Problem description
Write out the listing below in full and exactly, leaving out every picture.

Data extract

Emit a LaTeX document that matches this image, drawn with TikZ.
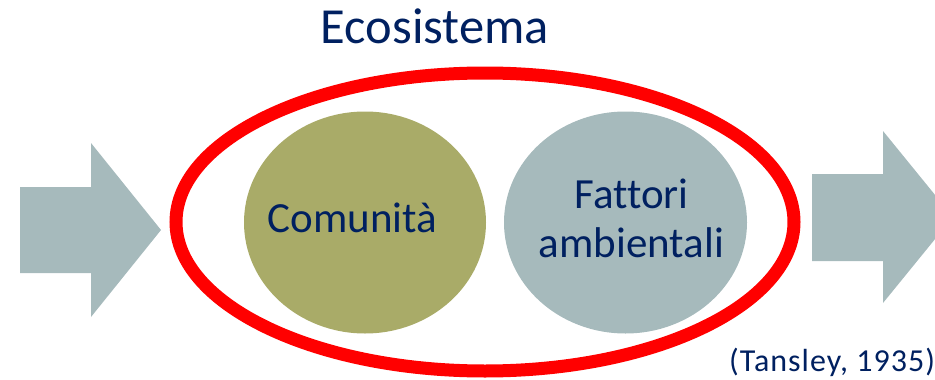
\documentclass[tikz,border=0pt]{standalone}
\usepackage{fontspec}
\setmainfont[Ligatures=NoCommon]{Carlito}
\newfontfamily\spacedfont[Ligatures=NoCommon, LetterSpace=3.2]{Carlito}
\definecolor{navy}{HTML}{002060}
\definecolor{olive}{RGB}{169,171,104}
\definecolor{greyblue}{RGB}{166,186,188}
\definecolor{ecored}{HTML}{FF0000}
\tikzset{
  bigarrow/.style={fill=greyblue, draw=none},
  lbl/.style={text=navy, inner sep=0pt, anchor=base}
}
\begin{document}
\begin{tikzpicture}[x=1pt,y=-1pt]
\useasboundingbox (0,0) rectangle (935,380);
\clip (0,0) rectangle (935,380);
% arrows
\path[bigarrow] (20,187) -- (91,187) -- (91,143) -- (161,230) -- (91,317) -- (91,273) -- (20,273) -- cycle;
\path[bigarrow] (812,174) -- (883,174) -- (883,131) -- (953,217) -- (883,303) -- (883,261) -- (812,261) -- cycle;
% circles
\fill[olive] (365,222.5) ellipse [x radius=121, y radius=111];
\fill[greyblue] (625.5,222.5) ellipse [x radius=121.5, y radius=111];
% ecosystem boundary
\draw[ecored, line width=13pt] (485,222) ellipse [x radius=309, y radius=149];
% texts
\node[lbl, font=\fontsize{50.5}{60}\selectfont] (eco) at (435,43) {Ecosistema};
\node[lbl, font=\fontsize{43}{49}\selectfont] (com) at (352.5,232) {Comunità};
\node[lbl, font=\fontsize{43}{49}\selectfont] (fat) at (631.5,208) {Fattori};
\node[lbl, font=\fontsize{43}{49}\selectfont] (amb) at (631.5,257) {ambientali};
\node[lbl, anchor=base west, font=\spacedfont\fontsize{32}{38}\selectfont] (tan) at (729,371) {(Tansley, 1935)};
\end{tikzpicture}
\end{document}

Answer to this exercise
Emit a LaTeX document that matches this image, drawn with TikZ.
\documentclass[tikz,border=0pt]{standalone}
\usepackage{fontspec}
\setmainfont[Ligatures=NoCommon]{Carlito}
\newfontfamily\spacedfont[Ligatures=NoCommon, LetterSpace=3.2]{Carlito}
\definecolor{navy}{HTML}{002060}
\definecolor{olive}{RGB}{169,171,104}
\definecolor{greyblue}{RGB}{166,186,188}
\definecolor{ecored}{HTML}{FF0000}
\tikzset{
  bigarrow/.style={fill=greyblue, draw=none},
  lbl/.style={text=navy, inner sep=0pt, anchor=base}
}
\begin{document}
\begin{tikzpicture}[x=1pt,y=-1pt]
\useasboundingbox (0,0) rectangle (935,380);
\clip (0,0) rectangle (935,380);
% arrows
\path[bigarrow] (20,187) -- (91,187) -- (91,143) -- (161,230) -- (91,317) -- (91,273) -- (20,273) -- cycle;
\path[bigarrow] (812,174) -- (883,174) -- (883,131) -- (953,217) -- (883,303) -- (883,261) -- (812,261) -- cycle;
% circles
\fill[olive] (365,222.5) ellipse [x radius=121, y radius=111];
\fill[greyblue] (625.5,222.5) ellipse [x radius=121.5, y radius=111];
% ecosystem boundary
\draw[ecored, line width=13pt] (485,222) ellipse [x radius=309, y radius=149];
% texts
\node[lbl, font=\fontsize{50.5}{60}\selectfont] (eco) at (435,43) {Ecosistema};
\node[lbl, font=\fontsize{43}{49}\selectfont] (com) at (352.5,232) {Comunità};
\node[lbl, font=\fontsize{43}{49}\selectfont] (fat) at (631.5,208) {Fattori};
\node[lbl, font=\fontsize{43}{49}\selectfont] (amb) at (631.5,257) {ambientali};
\node[lbl, anchor=base west, font=\spacedfont\fontsize{32}{38}\selectfont] (tan) at (729,371) {(Tansley, 1935)};
\end{tikzpicture}
\end{document}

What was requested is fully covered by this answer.